SURABAYA (Suarapubliknews) – Sidang lanjutan perkara pemalsuan akta otentik yang menjerat Henry Jocosity Gunawan dan istrinya, Iuneke Anggraini, kembali bergulir di Pengadilan Negeri Surabaya dengan agenda pembacaan eksepsi (bantahan dakwaan,red). Kamis (10/10/2019).
Di dalam eksepsi terdakwa Henry J Gunawan dan istrinya disebutkan, ada hal-hal terkait keberatan penasehat hukum terdakwa yang disampaikan dan dianggap sebagai cacat prosedur, diantaranya terkait penetapan tersangka, perjanjian hutang piutang yang dianggap clear, sahnya perkawinan agama serta tidak diterimanya panggilan sidang.
Dengan dalil dalil tersebut, tim penasehat hukum terdakwa Henry dan Iuneke Anggraini berdalih, bahwa tindakan pidana Henry dan Iuneke yang di sangkakan memberikan keterangan palsu dalam akte otentik soal status perkawinannya merupakan hukum keperdataan.
“Maka berkenaan dengan itu, mohon agar yang mulia majelis hakim yang memeriksa dan mengadili perkara ini berkenan kiranya mempertimbangkan yang ada di dalam eksepsi ini dikabulkan untuk seluruhnya. Menyatakan surat dakwaan penuntut umum batal demi hukum atau setidak tidak nya dakwaan tersebut tidak dapat diterima. Agar jaksa penuntut umum mengeluarkan para terdakwa dari rutan kelas 1 surabaya setelah putusan ini diucapkan,”ucap Masbuhin ketua tim penasehat hukum terdakwa saat membacakan eksepsinya, di ruang Garuda 2.
Atas eksepsi tersebut, Jaksa Penuntut Umum (JPU) Ali Prakoso kemudian langsung mengajukan tanggapan secara lisan.

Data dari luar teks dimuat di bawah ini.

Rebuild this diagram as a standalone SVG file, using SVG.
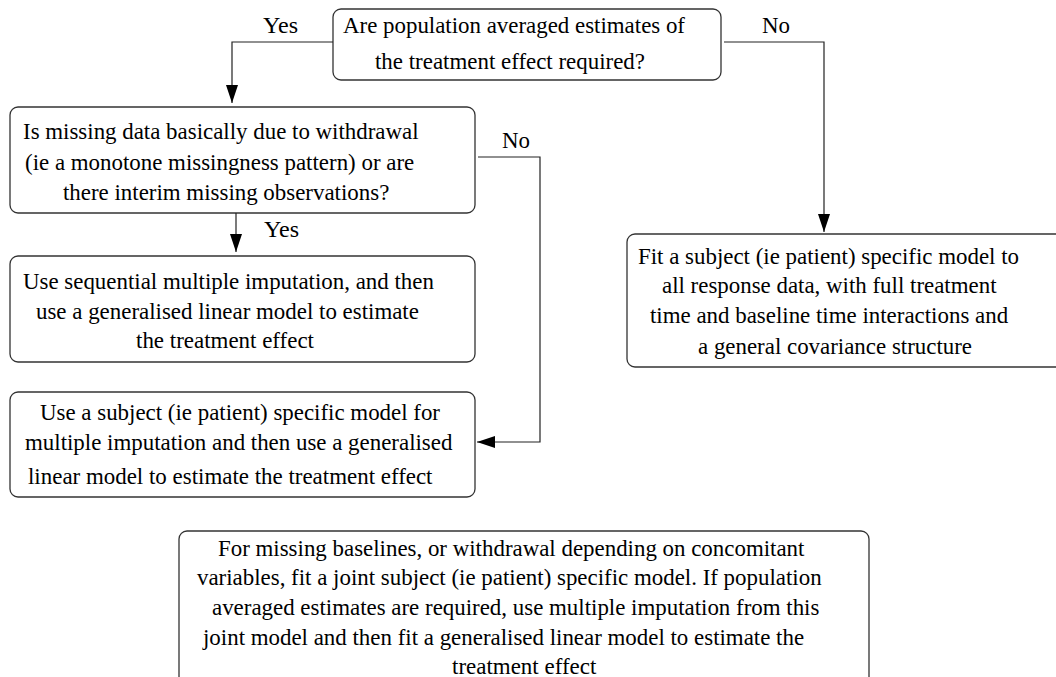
<svg xmlns="http://www.w3.org/2000/svg" width="1056" height="677" viewBox="0 0 1056 677" font-family="Liberation Serif">
<style>
.box{fill:#fff;stroke:#333;stroke-width:1.3}
.t{font-family:'Liberation Serif','Times New Roman',serif;font-size:22.9px;fill:#000}
.c{fill:none;stroke:#222;stroke-width:1.2}
</style>
<defs>
<marker id="ah" markerUnits="userSpaceOnUse" markerWidth="18" markerHeight="12" refX="18" refY="6" orient="auto">
<path d="M0,0 L18,6 L0,12 z" fill="#000"/>
</marker>
</defs>
<rect width="1056" height="677" fill="#fff"/>
<g id="q1">
<rect class="box" x="333" y="9" width="388" height="71" rx="8"/>
<text class="t" x="343" y="33" textLength="342" lengthAdjust="spacingAndGlyphs">Are population averaged estimates of</text>
<text class="t" x="375" y="69" textLength="270" lengthAdjust="spacingAndGlyphs">the treatment effect required?</text>
</g>
<g id="q2">
<rect class="box" x="10" y="107" width="465" height="106" rx="8"/>
<text class="t" x="23" y="139" textLength="395.6" lengthAdjust="spacingAndGlyphs">Is missing data basically due to withdrawal</text>
<text class="t" x="25" y="170" textLength="389.2" lengthAdjust="spacingAndGlyphs">(ie a monotone missingness pattern) or are</text>
<text class="t" x="63" y="200" textLength="326.3" lengthAdjust="spacingAndGlyphs">there interim missing observations?</text>
</g>
<g id="a1">
<rect class="box" x="10" y="256" width="465" height="106" rx="8"/>
<text class="t" x="23" y="289" textLength="410.9" lengthAdjust="spacingAndGlyphs">Use sequential multiple imputation, and then</text>
<text class="t" x="36" y="319" textLength="382.9" lengthAdjust="spacingAndGlyphs">use a generalised linear model to estimate</text>
<text class="t" x="136" y="348" textLength="178" lengthAdjust="spacingAndGlyphs">the treatment effect</text>
</g>
<g id="a2">
<rect class="box" x="10" y="392" width="465" height="105" rx="8"/>
<text class="t" x="40" y="420" textLength="400" lengthAdjust="spacingAndGlyphs">Use a subject (ie patient) specific model for</text>
<text class="t" x="25" y="450" textLength="427.4" lengthAdjust="spacingAndGlyphs">multiple imputation and then use a generalised</text>
<text class="t" x="28" y="484" textLength="404.5" lengthAdjust="spacingAndGlyphs">linear model to estimate the treatment effect</text>
</g>
<g id="a3">
<rect class="box" x="627" y="234" width="440" height="133" rx="8"/>
<text class="t" x="638" y="264" textLength="381" lengthAdjust="spacingAndGlyphs">Fit a subject (ie patient) specific model to</text>
<text class="t" x="662" y="293" textLength="334.5" lengthAdjust="spacingAndGlyphs">all response data, with full treatment</text>
<text class="t" x="650" y="323" textLength="358.1" lengthAdjust="spacingAndGlyphs">time and baseline time interactions and</text>
<text class="t" x="698" y="354" textLength="274" lengthAdjust="spacingAndGlyphs">a general covariance structure</text>
</g>
<g id="note">
<rect class="box" x="179" y="531" width="690" height="160" rx="8"/>
<text class="t" x="218" y="556" textLength="586.4" lengthAdjust="spacingAndGlyphs">For missing baselines, or withdrawal depending on concomitant</text>
<text class="t" x="197" y="585" textLength="624.6" lengthAdjust="spacingAndGlyphs">variables, fit a joint subject (ie patient) specific model. If population</text>
<text class="t" x="212" y="615" textLength="607.4" lengthAdjust="spacingAndGlyphs">averaged estimates are required, use multiple imputation from this</text>
<text class="t" x="203" y="645" textLength="601.1" lengthAdjust="spacingAndGlyphs">joint model and then fit a generalised linear model to estimate the</text>
<text class="t" x="452" y="674" textLength="144.3" lengthAdjust="spacingAndGlyphs">treatment effect</text>
</g>
<g id="connectors">
<path class="c" d="M333,42 H232 V103" marker-end="url(#ah)"/>
<path class="c" d="M724,42 H824 V232" marker-end="url(#ah)"/>
<path class="c" d="M236,213 V252" marker-end="url(#ah)"/>
<path class="c" d="M478,157 H540 V442 H477" marker-end="url(#ah)"/>
<text class="t" x="263" y="33" textLength="35" lengthAdjust="spacingAndGlyphs">Yes</text>
<text class="t" x="762" y="33" textLength="28" lengthAdjust="spacingAndGlyphs">No</text>
<text class="t" x="264" y="237" textLength="35" lengthAdjust="spacingAndGlyphs">Yes</text>
<text class="t" x="502" y="148" textLength="28" lengthAdjust="spacingAndGlyphs">No</text>
</g>
</svg>
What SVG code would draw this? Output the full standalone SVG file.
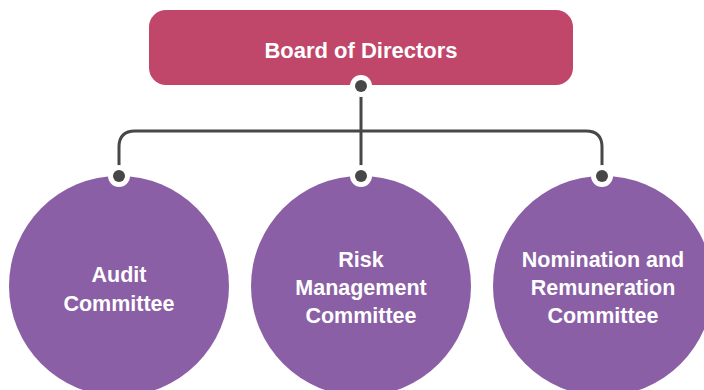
<svg xmlns="http://www.w3.org/2000/svg" width="704" height="390" viewBox="0 0 704 390">
  <style>
    .lbl { font-family: "Liberation Sans", Arial, sans-serif; font-weight: bold; fill: #ffffff; text-anchor: middle; }
    .board { fill: #C0466A; }
    .comm { fill: #8B5FA5; }
    .wire { fill: none; stroke: #474747; stroke-width: 3; }
    .ring { fill: #ffffff; }
    .dot { fill: #474747; }
  </style>
  <rect width="704" height="390" fill="#ffffff"/>
  <g id="board">
    <rect class="board" x="149" y="10" width="424" height="75" rx="17"/>
    <text class="lbl" x="361" y="58" font-size="22">Board of Directors</text>
  </g>
  <g id="audit">
    <circle class="comm" cx="119" cy="286" r="110"/>
    <text class="lbl" font-size="21.5"><tspan x="119" y="282">Audit</tspan><tspan x="119" y="311">Committee</tspan></text>
  </g>
  <g id="risk">
    <circle class="comm" cx="361" cy="286" r="110"/>
    <text class="lbl" font-size="21.5"><tspan x="361" y="267">Risk</tspan><tspan x="361" y="295">Management</tspan><tspan x="361" y="323">Committee</tspan></text>
  </g>
  <g id="nomination">
    <circle class="comm" cx="603" cy="286" r="110"/>
    <text class="lbl" font-size="21.5"><tspan x="603" y="267">Nomination and</tspan><tspan x="603" y="295">Remuneration</tspan><tspan x="603" y="323">Committee</tspan></text>
  </g>
  <g id="connectors">
    <path class="wire" d="M361,86 V176"/>
    <path class="wire" d="M119,176 V147 Q119,131 135,131 H586 Q602,131 602,147 V176"/>
    <circle class="ring" cx="361" cy="86" r="11"/>
    <circle class="dot" cx="361" cy="86" r="6"/>
    <circle class="ring" cx="119" cy="176" r="11"/>
    <circle class="dot" cx="119" cy="176" r="6"/>
    <circle class="ring" cx="361" cy="176" r="11"/>
    <circle class="dot" cx="361" cy="176" r="6"/>
    <circle class="ring" cx="602" cy="176" r="11"/>
    <circle class="dot" cx="602" cy="176" r="6"/>
  </g>
</svg>
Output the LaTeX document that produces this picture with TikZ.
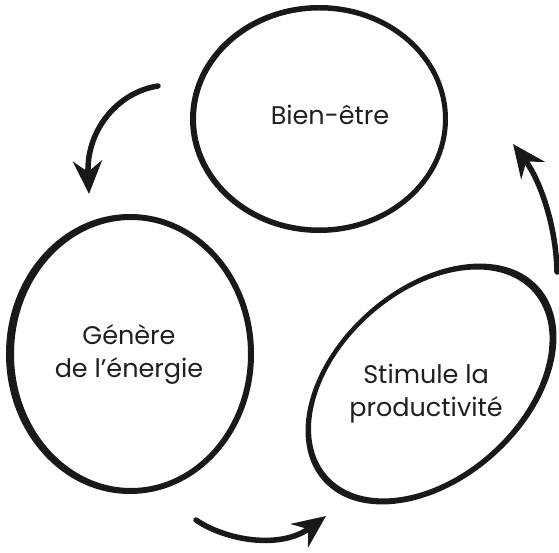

“Kami menanggapi secara lisan. Setelah mendengarkan eksepsi tim penasehat hukum yang tentunya cukup menggembirakan dan membesarkan hati dari para terdakwa. Pada pokoknya keluar dari ruang lingkup eksepsi sebagaimana diatur dalam Pasal 156 ayat 1 KUHAP campur aduk dengan kewenangan praperadilan dan sudah masuk ke pokok perkara,”kata JPU Ali Prakoso.
Selain itu, JPU Ali Prakoso meminta agar majelis hakim yang diketuai Dwi Purwadi menolak eksepsi terdakwa dan menyatakan menerima surat dakwaannya.
“Menolak seluruh eksepsi dan menyatakan menerima dakwaan JPU sudah sesuai dengan pasal 143 ayat 3 huruf a dan b KUHAP, serta melanjutkan persidangan untuk memeriksa perkara ini,”ujar JPU Ali Prakoso diakhir tanggapannya.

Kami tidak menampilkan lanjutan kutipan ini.